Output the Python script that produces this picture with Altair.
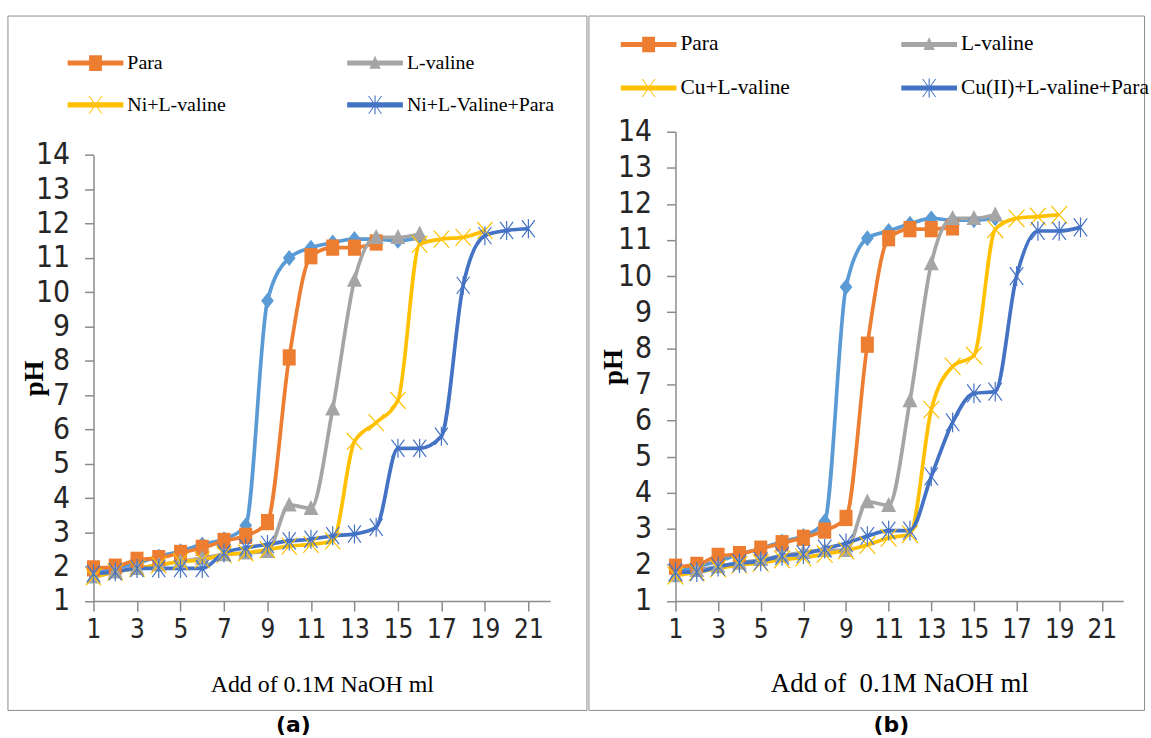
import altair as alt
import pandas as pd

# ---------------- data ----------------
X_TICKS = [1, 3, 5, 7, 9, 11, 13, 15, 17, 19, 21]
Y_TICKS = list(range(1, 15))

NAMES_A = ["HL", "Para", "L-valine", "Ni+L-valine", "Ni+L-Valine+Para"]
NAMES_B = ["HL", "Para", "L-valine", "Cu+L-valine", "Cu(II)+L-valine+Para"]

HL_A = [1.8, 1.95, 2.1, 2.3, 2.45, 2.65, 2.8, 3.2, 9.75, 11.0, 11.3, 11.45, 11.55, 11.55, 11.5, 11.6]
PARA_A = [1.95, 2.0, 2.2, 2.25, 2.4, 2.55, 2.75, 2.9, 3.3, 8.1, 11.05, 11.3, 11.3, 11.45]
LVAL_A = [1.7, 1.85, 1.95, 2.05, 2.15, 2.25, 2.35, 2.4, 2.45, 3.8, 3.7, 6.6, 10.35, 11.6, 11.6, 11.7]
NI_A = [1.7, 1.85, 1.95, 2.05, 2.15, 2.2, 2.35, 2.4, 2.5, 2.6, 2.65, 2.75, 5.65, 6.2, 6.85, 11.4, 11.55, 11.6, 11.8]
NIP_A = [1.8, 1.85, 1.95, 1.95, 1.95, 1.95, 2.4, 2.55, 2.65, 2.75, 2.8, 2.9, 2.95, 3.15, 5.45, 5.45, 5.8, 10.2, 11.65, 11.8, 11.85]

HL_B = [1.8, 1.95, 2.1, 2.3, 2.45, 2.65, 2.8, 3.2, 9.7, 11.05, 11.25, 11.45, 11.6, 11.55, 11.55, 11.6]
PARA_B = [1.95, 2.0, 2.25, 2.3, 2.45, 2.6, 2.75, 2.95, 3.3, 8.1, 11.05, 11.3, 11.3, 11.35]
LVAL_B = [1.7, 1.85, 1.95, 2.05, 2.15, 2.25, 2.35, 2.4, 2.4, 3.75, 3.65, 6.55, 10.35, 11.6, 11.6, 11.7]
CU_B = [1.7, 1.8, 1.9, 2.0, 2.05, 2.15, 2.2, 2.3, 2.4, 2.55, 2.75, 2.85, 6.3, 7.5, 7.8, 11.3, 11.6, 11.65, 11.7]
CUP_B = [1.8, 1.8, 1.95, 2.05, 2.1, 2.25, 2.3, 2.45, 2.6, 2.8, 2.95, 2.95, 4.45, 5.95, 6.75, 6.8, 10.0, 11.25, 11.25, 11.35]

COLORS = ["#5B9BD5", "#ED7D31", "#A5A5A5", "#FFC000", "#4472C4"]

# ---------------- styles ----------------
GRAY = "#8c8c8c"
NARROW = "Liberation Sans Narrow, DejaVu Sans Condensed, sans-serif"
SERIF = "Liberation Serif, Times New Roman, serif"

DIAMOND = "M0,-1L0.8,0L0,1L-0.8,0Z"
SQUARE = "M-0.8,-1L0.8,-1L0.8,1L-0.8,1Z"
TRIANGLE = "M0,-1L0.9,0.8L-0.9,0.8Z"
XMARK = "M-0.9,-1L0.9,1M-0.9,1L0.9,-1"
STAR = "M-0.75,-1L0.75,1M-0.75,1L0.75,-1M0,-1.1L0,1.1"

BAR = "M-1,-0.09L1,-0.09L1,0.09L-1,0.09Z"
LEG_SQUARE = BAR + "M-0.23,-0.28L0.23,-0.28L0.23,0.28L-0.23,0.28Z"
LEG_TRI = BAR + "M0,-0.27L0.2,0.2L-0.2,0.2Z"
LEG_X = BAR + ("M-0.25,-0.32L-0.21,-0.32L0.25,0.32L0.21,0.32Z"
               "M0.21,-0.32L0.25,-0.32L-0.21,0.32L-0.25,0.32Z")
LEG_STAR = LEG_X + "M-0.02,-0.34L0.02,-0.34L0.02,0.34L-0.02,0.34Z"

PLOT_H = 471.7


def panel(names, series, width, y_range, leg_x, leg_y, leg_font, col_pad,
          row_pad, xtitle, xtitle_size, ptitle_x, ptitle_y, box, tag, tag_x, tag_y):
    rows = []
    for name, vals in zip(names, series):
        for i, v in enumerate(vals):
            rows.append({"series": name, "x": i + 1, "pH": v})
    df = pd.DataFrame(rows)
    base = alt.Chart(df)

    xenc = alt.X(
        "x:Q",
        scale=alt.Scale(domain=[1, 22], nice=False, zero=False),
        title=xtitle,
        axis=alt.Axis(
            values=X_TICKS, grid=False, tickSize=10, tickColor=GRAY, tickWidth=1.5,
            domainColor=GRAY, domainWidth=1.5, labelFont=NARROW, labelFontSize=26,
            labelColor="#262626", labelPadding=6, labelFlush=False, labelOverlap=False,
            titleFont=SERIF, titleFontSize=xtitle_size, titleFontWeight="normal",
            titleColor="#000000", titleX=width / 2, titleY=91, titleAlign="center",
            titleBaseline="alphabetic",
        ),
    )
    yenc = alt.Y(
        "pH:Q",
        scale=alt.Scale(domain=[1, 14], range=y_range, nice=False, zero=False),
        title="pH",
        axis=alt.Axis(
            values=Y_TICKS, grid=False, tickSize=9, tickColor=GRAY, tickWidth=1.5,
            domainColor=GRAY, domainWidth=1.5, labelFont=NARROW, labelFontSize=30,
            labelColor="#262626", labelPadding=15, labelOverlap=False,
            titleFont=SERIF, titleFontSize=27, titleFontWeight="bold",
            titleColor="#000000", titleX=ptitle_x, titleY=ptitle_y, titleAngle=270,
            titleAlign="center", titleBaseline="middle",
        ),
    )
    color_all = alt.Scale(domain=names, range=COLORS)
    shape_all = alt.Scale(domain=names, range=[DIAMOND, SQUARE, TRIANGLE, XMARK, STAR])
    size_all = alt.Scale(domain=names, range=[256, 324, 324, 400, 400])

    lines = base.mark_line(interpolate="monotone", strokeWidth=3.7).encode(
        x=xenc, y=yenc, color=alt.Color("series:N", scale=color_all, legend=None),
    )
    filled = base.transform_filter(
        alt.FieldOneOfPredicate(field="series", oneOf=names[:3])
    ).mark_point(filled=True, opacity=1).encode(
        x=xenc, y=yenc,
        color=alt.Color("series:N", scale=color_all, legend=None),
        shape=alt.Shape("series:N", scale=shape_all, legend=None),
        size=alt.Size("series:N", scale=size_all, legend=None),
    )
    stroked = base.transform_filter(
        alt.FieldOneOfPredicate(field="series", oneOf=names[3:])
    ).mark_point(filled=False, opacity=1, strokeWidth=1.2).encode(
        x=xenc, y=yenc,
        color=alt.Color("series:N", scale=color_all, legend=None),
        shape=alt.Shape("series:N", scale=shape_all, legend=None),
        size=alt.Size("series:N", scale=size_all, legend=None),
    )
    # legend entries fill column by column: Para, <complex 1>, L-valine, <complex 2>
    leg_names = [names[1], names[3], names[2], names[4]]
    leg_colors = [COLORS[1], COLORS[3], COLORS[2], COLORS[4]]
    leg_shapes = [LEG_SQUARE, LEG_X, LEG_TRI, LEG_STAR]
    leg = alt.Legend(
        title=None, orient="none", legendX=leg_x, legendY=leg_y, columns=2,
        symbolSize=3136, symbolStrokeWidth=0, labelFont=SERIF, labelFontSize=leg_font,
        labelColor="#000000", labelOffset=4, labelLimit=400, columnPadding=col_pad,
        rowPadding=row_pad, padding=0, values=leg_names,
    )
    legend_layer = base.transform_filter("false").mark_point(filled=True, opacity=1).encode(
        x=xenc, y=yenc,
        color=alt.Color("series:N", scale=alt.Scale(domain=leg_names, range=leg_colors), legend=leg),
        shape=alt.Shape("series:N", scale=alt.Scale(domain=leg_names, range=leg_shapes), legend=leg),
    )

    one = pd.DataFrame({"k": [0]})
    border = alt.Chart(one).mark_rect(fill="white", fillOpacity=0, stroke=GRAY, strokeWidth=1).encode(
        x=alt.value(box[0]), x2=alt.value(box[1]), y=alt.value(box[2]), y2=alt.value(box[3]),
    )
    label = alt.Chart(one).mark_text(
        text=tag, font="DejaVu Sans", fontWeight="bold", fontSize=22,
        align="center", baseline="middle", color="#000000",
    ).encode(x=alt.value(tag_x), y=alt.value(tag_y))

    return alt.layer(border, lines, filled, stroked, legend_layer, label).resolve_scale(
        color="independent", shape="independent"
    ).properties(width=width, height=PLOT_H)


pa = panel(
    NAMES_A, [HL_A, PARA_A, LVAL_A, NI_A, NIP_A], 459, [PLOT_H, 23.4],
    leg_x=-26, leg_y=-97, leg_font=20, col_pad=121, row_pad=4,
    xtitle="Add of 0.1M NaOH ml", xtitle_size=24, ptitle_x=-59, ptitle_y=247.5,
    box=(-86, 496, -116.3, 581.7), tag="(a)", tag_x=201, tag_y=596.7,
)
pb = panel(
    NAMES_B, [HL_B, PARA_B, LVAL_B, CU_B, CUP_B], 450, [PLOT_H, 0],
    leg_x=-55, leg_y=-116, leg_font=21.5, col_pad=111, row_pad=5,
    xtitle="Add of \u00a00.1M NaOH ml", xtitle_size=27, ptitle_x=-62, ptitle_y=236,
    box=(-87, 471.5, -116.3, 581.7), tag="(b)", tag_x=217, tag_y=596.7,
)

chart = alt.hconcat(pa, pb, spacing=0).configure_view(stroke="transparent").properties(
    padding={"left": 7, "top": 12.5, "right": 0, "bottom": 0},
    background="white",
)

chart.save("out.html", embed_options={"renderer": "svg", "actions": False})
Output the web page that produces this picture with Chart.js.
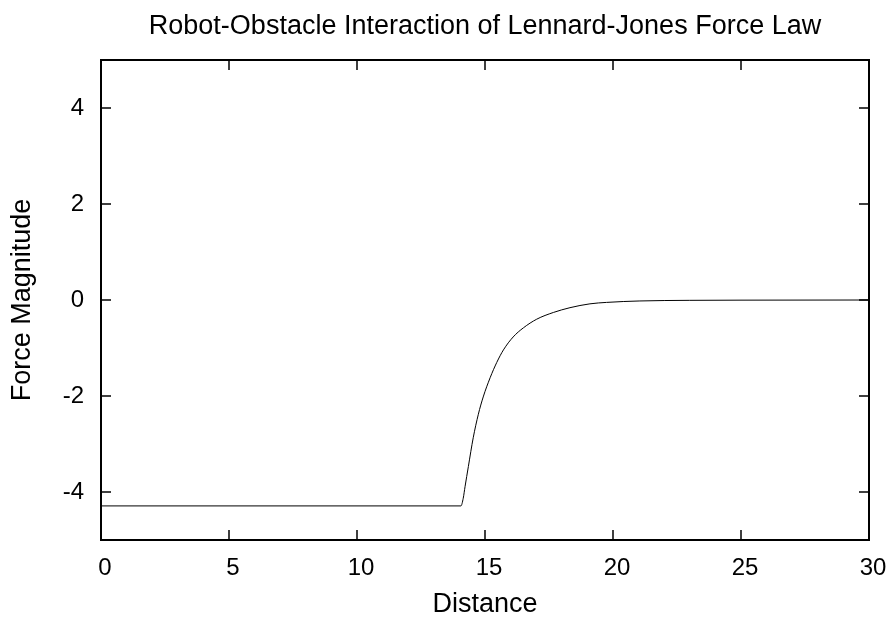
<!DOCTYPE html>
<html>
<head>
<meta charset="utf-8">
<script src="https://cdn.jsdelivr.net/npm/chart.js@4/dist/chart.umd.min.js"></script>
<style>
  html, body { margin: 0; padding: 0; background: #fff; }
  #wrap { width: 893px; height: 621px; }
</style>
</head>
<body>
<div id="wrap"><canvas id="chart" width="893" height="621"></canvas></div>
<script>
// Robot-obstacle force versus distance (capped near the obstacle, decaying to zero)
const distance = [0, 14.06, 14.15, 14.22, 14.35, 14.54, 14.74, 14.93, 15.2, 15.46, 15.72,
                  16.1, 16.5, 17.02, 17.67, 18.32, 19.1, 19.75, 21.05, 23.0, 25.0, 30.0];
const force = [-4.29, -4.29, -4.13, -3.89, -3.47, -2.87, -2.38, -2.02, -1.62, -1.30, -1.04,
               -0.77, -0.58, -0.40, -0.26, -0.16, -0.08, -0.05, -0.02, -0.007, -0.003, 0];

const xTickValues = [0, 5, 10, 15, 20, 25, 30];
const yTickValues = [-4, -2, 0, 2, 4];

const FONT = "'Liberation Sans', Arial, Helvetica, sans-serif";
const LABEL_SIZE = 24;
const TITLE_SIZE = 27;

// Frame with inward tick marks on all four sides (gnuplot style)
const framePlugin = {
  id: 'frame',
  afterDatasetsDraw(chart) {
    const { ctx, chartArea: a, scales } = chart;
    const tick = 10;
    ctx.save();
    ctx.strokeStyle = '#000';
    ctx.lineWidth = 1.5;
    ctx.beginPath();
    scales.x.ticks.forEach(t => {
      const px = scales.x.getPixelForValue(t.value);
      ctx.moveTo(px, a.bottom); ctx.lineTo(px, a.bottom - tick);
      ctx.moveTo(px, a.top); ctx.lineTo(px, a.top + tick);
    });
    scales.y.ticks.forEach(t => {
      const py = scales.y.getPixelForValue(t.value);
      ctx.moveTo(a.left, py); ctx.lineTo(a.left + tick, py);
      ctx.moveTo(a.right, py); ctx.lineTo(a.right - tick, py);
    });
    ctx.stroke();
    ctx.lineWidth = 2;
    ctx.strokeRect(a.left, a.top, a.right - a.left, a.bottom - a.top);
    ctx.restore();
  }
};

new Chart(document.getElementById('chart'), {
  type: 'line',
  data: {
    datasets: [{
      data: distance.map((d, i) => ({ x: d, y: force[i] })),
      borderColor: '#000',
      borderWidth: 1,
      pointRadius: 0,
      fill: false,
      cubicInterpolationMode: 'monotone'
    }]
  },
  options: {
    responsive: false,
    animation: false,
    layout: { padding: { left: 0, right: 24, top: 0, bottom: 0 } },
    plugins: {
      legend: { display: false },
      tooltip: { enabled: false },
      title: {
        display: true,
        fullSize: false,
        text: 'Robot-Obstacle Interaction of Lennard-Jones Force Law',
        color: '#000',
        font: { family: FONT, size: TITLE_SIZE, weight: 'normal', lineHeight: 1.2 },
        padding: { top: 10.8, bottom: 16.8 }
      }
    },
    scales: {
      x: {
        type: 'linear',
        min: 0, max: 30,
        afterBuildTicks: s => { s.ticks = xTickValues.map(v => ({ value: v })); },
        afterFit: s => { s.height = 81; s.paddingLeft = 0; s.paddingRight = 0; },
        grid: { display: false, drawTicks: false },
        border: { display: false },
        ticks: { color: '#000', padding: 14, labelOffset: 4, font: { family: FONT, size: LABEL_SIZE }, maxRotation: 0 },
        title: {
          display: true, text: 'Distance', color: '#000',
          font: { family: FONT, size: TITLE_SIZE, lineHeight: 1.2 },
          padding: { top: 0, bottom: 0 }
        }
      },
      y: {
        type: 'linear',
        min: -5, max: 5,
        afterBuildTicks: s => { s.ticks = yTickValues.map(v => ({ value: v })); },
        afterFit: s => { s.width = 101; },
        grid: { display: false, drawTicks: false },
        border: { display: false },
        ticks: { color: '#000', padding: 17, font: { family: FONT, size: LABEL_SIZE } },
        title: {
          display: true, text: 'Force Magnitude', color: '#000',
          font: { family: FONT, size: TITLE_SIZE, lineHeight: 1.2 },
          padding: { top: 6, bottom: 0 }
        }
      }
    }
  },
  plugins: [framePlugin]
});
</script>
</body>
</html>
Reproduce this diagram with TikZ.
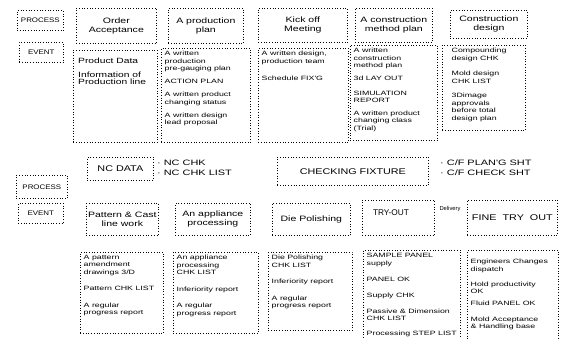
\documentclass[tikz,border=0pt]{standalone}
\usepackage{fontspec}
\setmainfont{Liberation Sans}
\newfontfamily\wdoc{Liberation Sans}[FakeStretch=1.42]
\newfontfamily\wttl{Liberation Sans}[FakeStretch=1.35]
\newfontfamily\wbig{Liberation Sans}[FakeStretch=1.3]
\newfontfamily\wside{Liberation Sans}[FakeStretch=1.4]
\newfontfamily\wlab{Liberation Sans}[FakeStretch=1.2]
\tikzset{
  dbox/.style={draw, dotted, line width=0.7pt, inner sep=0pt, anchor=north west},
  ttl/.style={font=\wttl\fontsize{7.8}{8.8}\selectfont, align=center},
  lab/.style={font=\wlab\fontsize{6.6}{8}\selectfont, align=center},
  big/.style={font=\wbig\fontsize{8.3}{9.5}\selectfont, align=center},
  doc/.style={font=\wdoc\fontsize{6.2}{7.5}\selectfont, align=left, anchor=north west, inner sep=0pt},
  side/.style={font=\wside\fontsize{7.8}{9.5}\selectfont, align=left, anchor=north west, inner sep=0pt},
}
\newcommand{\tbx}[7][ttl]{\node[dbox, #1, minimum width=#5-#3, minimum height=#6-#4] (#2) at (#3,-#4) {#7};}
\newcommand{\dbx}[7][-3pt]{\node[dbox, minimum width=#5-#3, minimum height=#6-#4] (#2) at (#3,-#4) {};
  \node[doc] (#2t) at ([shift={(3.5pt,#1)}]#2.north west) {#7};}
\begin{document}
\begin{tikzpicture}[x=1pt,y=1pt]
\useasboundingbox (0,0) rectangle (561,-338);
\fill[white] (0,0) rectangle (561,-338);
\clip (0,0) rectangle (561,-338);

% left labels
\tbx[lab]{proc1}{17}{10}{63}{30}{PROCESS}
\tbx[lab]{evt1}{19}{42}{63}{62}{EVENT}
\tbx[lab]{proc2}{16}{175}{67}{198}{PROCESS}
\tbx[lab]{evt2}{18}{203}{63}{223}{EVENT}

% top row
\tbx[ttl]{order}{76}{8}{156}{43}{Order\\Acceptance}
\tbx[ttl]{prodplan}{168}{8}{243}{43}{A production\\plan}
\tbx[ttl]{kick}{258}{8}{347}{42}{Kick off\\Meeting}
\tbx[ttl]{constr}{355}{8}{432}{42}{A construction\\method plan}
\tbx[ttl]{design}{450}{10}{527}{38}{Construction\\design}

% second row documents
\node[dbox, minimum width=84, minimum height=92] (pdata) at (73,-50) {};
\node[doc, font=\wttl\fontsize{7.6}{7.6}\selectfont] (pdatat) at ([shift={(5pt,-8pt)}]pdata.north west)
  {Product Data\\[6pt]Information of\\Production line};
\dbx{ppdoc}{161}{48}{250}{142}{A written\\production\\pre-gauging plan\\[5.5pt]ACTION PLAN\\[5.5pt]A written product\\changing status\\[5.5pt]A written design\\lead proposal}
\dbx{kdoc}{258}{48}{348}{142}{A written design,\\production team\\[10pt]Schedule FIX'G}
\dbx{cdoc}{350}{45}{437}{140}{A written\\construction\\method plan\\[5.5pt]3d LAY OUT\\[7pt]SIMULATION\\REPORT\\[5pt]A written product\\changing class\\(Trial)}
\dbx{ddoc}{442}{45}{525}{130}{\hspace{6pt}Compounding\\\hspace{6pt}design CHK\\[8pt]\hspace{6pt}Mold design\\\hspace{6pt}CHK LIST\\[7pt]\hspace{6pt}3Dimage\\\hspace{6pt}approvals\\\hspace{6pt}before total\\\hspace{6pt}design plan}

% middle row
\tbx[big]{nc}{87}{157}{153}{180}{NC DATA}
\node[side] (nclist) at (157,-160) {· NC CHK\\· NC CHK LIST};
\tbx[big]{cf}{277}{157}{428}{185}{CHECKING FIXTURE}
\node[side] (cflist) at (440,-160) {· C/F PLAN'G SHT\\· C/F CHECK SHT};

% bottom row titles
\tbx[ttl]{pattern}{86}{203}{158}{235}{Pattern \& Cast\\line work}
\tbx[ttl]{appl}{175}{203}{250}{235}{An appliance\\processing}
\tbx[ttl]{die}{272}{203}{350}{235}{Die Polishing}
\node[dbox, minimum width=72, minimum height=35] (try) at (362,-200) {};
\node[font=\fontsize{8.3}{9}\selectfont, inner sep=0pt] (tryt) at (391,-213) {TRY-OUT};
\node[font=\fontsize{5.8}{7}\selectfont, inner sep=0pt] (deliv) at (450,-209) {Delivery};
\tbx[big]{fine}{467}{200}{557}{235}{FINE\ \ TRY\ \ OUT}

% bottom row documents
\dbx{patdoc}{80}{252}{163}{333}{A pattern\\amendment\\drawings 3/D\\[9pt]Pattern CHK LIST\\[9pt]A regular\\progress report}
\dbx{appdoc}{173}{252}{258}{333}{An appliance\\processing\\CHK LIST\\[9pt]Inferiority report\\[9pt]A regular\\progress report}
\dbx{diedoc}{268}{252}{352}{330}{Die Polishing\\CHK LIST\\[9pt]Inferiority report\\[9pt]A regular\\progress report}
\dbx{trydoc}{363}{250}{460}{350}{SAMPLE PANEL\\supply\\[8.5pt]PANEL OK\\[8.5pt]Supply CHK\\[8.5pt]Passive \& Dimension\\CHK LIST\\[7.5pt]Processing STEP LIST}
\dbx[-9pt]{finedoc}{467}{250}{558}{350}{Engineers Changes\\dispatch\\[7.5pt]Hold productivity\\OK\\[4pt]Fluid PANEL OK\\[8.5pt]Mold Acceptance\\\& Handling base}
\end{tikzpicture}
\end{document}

·····

**Task instructions**
From the material above, copy each line that includes the word "with".

**Answer to this exercise**
Output the Python script that produces this picture with Altair.
Output the web page that produces this picture with Chart.js.
// Frame with inward tick marks on all four sides (gnuplot style)
Reproduce this diagram with TikZ.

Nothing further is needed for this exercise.